While Duignan said in her report that Navistar’s technology “looks workable” and is being used on smaller engines in Brazil, she raised additional issues.

“Navistar’s big-bore engines will still have to be tested for millions of miles,” she said. “EPA and CARB are apparently supportive of management’s strategy, though this does not imply automatic approval.”

Also to be determined is the outcome of a lawsuit brought by competitors that aims to force

EPA to increase the penalties it assesses Navistar for selling engines that do not comply with 2010 emissions requirements.

A federal judge last month threw out the agency’s interim rule that established the existing penalties after the competitors filed the lawsuit.
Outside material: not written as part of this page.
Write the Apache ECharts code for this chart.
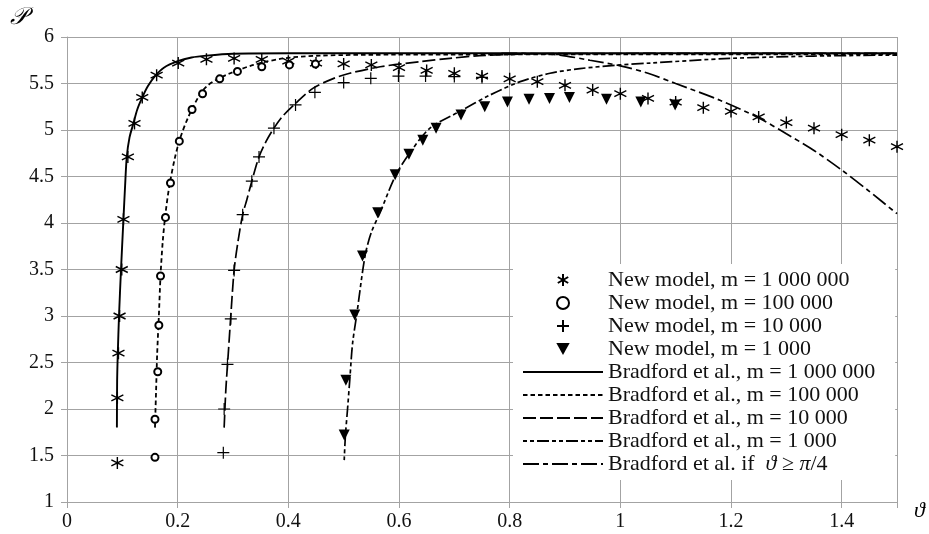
<!DOCTYPE html>
<html>
<head>
<meta charset="utf-8">
<script src="https://cdn.jsdelivr.net/npm/echarts@6/dist/echarts.min.js"></script>
<style>
  html, body { margin: 0; padding: 0; background: #fff; }
  #main { width: 929px; height: 534px; }
</style>
</head>
<body>
<div id="main"></div>
<script>
// New model markers [theta, P]
var newM1e6 = [[0.091,1.42],[0.091,2.12],[0.093,2.60],[0.095,3.00],[0.099,3.50],[0.102,4.04],[0.110,4.71],[0.122,5.07],[0.136,5.35],[0.162,5.59],[0.201,5.72],[0.252,5.76],[0.302,5.77],[0.352,5.76],[0.40,5.74],[0.45,5.72],[0.50,5.71],[0.55,5.70],[0.60,5.67],[0.65,5.64],[0.70,5.61],[0.75,5.58],[0.80,5.55],[0.85,5.52],[0.90,5.48],[0.95,5.43],[1.00,5.39],[1.05,5.34],[1.10,5.30],[1.15,5.24],[1.20,5.20],[1.25,5.14],[1.30,5.08],[1.35,5.02],[1.40,4.95],[1.45,4.89],[1.50,4.82]];
var newM1e5 = [[0.159,1.48],[0.159,1.89],[0.164,2.40],[0.166,2.90],[0.169,3.43],[0.178,4.06],[0.187,4.43],[0.203,4.88],[0.226,5.22],[0.245,5.39],[0.276,5.55],[0.308,5.63],[0.352,5.68],[0.402,5.70],[0.449,5.71]];
var newM1e4 = [[0.2825,1.53],[0.284,2.00],[0.290,2.48],[0.296,2.97],[0.302,3.49],[0.3175,4.09],[0.334,4.45],[0.347,4.71],[0.374,5.02],[0.413,5.27],[0.448,5.405],[0.50,5.51],[0.549,5.556],[0.599,5.58],[0.648,5.58],[0.70,5.575],[0.75,5.565]];
var newM1e3 = [[0.501,1.72],[0.504,2.31],[0.520,3.01],[0.534,3.645],[0.5615,4.11],[0.593,4.52],[0.618,4.74],[0.643,4.89],[0.667,5.02],[0.712,5.16],[0.755,5.25],[0.796,5.30],[0.835,5.33],[0.872,5.34],[0.908,5.35],[0.975,5.33],[1.037,5.30],[1.099,5.27]];

// Bradford et al. curves [theta, P]
var brad1e6 = [[0.0902,1.8],[0.0906,2.3],[0.0918,2.6],[0.094,3.0],[0.0976,3.5],[0.102,4.04],[0.105,4.4],[0.108,4.71],[0.113,4.92],[0.12,5.07],[0.127,5.22],[0.136,5.35],[0.146,5.47],[0.159,5.58],[0.175,5.67],[0.2,5.74],[0.225,5.78],[0.252,5.80],[0.3,5.82],[0.4,5.825],[1.5,5.825]];
var brad1e5 = [[0.159,1.8],[0.161,2.2],[0.163,2.6],[0.166,3.0],[0.169,3.43],[0.173,3.8],[0.178,4.1],[0.185,4.4],[0.195,4.7],[0.205,4.92],[0.22,5.15],[0.24,5.38],[0.2525,5.47],[0.27,5.54],[0.295,5.61],[0.337,5.70],[0.391,5.77],[0.457,5.80],[0.6,5.81],[1.5,5.815]];
var brad1e4 = [[0.284,1.8],[0.287,2.2],[0.2915,2.6],[0.296,3.0],[0.302,3.49],[0.309,3.8],[0.3175,4.09],[0.325,4.25],[0.334,4.45],[0.347,4.71],[0.36,4.88],[0.374,5.02],[0.39,5.15],[0.412,5.28],[0.445,5.45],[0.48,5.55],[0.511,5.61],[0.566,5.68],[0.638,5.735],[0.692,5.77],[0.746,5.80],[0.855,5.82],[1.5,5.825]];
var brad1e3 = [[0.501,1.45],[0.503,1.7],[0.507,2.0],[0.511,2.31],[0.516,2.7],[0.5235,3.01],[0.5386,3.645],[0.55,3.9],[0.5657,4.11],[0.593,4.5],[0.618,4.74],[0.656,5.02],[0.71,5.20],[0.7645,5.376],[0.819,5.52],[0.873,5.61],[0.927,5.66],[1.0,5.70],[1.054,5.72],[1.198,5.77],[1.35,5.795],[1.5,5.806]];
var bradPi4 = [[0.785,5.825],[0.855,5.82],[0.891,5.806],[0.945,5.75],[1.0,5.69],[1.05,5.61],[1.10,5.50],[1.18,5.32],[1.25,5.13],[1.30,4.96],[1.35,4.78],[1.40,4.57],[1.45,4.34],[1.5,4.10]];

var seriesNames = [
  'New model, m = 1 000 000', 'New model, m = 100 000', 'New model, m = 10 000', 'New model, m = 1 000',
  'Bradford et al., m = 1 000 000', 'Bradford et al., m = 100 000', 'Bradford et al., m = 10 000',
  'Bradford et al., m = 1 000', 'Bradford et al. if  ϑ ≥ π/4'
];

var serif = '"Liberation Serif", "DejaVu Serif", serif';
var grey = '#a3a3a3';

var starPath = 'path://M5,0L5,10M0.67,2.5L9.33,7.5M0.67,7.5L9.33,2.5';
var plusPath = 'path://M5,0L5,10M0,5L10,5';
var triPath = 'path://M0,0L10,0L5,9Z';

function marker(name, data, symbol, size, style) {
  style.opacity = 1;
  return { name: name, type: 'scatter', data: data, symbol: symbol, symbolSize: size, itemStyle: style, z: 4 };
}
function curve(name, data, type, width) {
  return {
    name: name, type: 'line', data: data, symbol: 'none', smooth: 0.3,
    itemStyle: { color: 'rgba(0,0,0,0)' },
    lineStyle: { color: '#000', width: width, type: type }, z: 3
  };
}

var chart = echarts.init(document.getElementById('main'));
chart.setOption({
  animation: false,
  grid: { left: 67, right: 32, top: 37, bottom: 32 },
  xAxis: {
    type: 'value', min: 0, max: 1.5, interval: 0.2,
    axisLine: { show: true, lineStyle: { color: grey } },
    axisTick: { show: true, length: 6, lineStyle: { color: grey } },
    splitLine: { show: true, lineStyle: { color: grey } },
    axisLabel: {
      margin: 10, color: '#111', fontFamily: serif, fontSize: 20,
      formatter: function (v) { return v > 1.45 ? '' : String(+v.toFixed(1)); }
    }
  },
  yAxis: {
    type: 'value', min: 1, max: 6, interval: 0.5,
    axisLine: { show: true, lineStyle: { color: grey } },
    axisTick: { show: true, length: 6, lineStyle: { color: grey } },
    splitLine: { show: true, lineStyle: { color: grey } },
    axisLabel: { margin: 13, color: '#111', fontFamily: serif, fontSize: 20 }
  },
  legend: {
    orient: 'vertical', left: 513, top: 264,
    backgroundColor: '#fff', padding: [5, 20, 5, 9],
    itemWidth: 80, itemHeight: 12, itemGap: 1, itemTextGap: 5,
    selectedMode: false,
    data: seriesNames,
    textStyle: {
      fontFamily: serif, fontSize: 22, color: '#111',
      rich: { i: { fontFamily: serif, fontSize: 22, fontStyle: 'italic', color: '#111' } }
    },
    formatter: function (n) {
      if (n.indexOf('ϑ') >= 0) return 'Bradford et al. if  {i|ϑ} ≥ {i|π}/4';
      return n;
    }
  },
  graphic: [
    { type: 'text', left: 10, top: 6, style: { text: '𝒫', font: 'italic 24px "DejaVu Serif", "DejaVu Sans", serif', fill: '#000' } },
    { type: 'text', left: 914, top: 500, style: { text: 'ϑ', font: 'italic 22px "Liberation Serif", "DejaVu Serif", serif', fill: '#000' } }
  ],
  series: [
    marker(seriesNames[0], newM1e6, starPath, 12, { color: 'transparent', borderColor: '#000', borderWidth: 1.4 }),
    marker(seriesNames[1], newM1e5, 'emptyCircle', 7, { color: '#000', borderColor: '#000', borderWidth: 2 }),
    marker(seriesNames[2], newM1e4, plusPath, 12, { color: 'transparent', borderColor: '#000', borderWidth: 1.2 }),
    marker(seriesNames[3], newM1e3, triPath, 11, { color: '#000', borderColor: '#000', borderWidth: 0 }),
    curve(seriesNames[4], brad1e6, 'solid', 1.9),
    curve(seriesNames[5], brad1e5, [4.5, 3], 1.8),
    curve(seriesNames[6], brad1e4, [13, 4], 1.7),
    curve(seriesNames[7], brad1e3, [4, 3, 4, 3, 12, 3], 1.7),
    curve(seriesNames[8], bradPi4, [16, 4, 5, 4], 1.7)
  ]
});
</script>
</body>
</html>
The case is still being litigated (6-18, p. 1).

“The ongoing use of noncompliance penalties and elevated engineering costs [to design the new emissions system] are likely to weigh on margins,” Duignan said.

“The penalties likely will be much higher . . . and could cost an addition $190 million if there is an increase,” Duignan said in her report.

Navistar didn’t specify how much ICT+ would affect earnings. Last month, Navistar reported a fiscal second-quarter loss and cut its earnings forecast.

“Management credibility remains an issue,” Duignan said, noting investor skepticism.

That skepticism drove Navistar’s stock as low as $21.95 a share last week. The shares have fallen 39% this year.

As the stock fell, investors moved in last week.

Investor Mark Rachesky’s MHR Fund Management LLC raised its stake to 14.9% from 13.8%. That amount is the maximum he could hold before triggering Navistar’s “poison pill,” approved last month to deter a hostile takeover. The hedge fund manager has been pushing for changes at the company.

Carl Icahn, another investor, raised his ownership to 13.2% from 11.9%.

Also, Franklin Templeton Investments raised its ownership to 18.8% from 12.4%. The investor’s filing didn’t trigger the anti-takeover provision because Frank-lin Templeton didn’t indicate an interest in taking an active role in Navistar’s management.

Those three investors now own 46.9% of Navistar’s outstanding shares.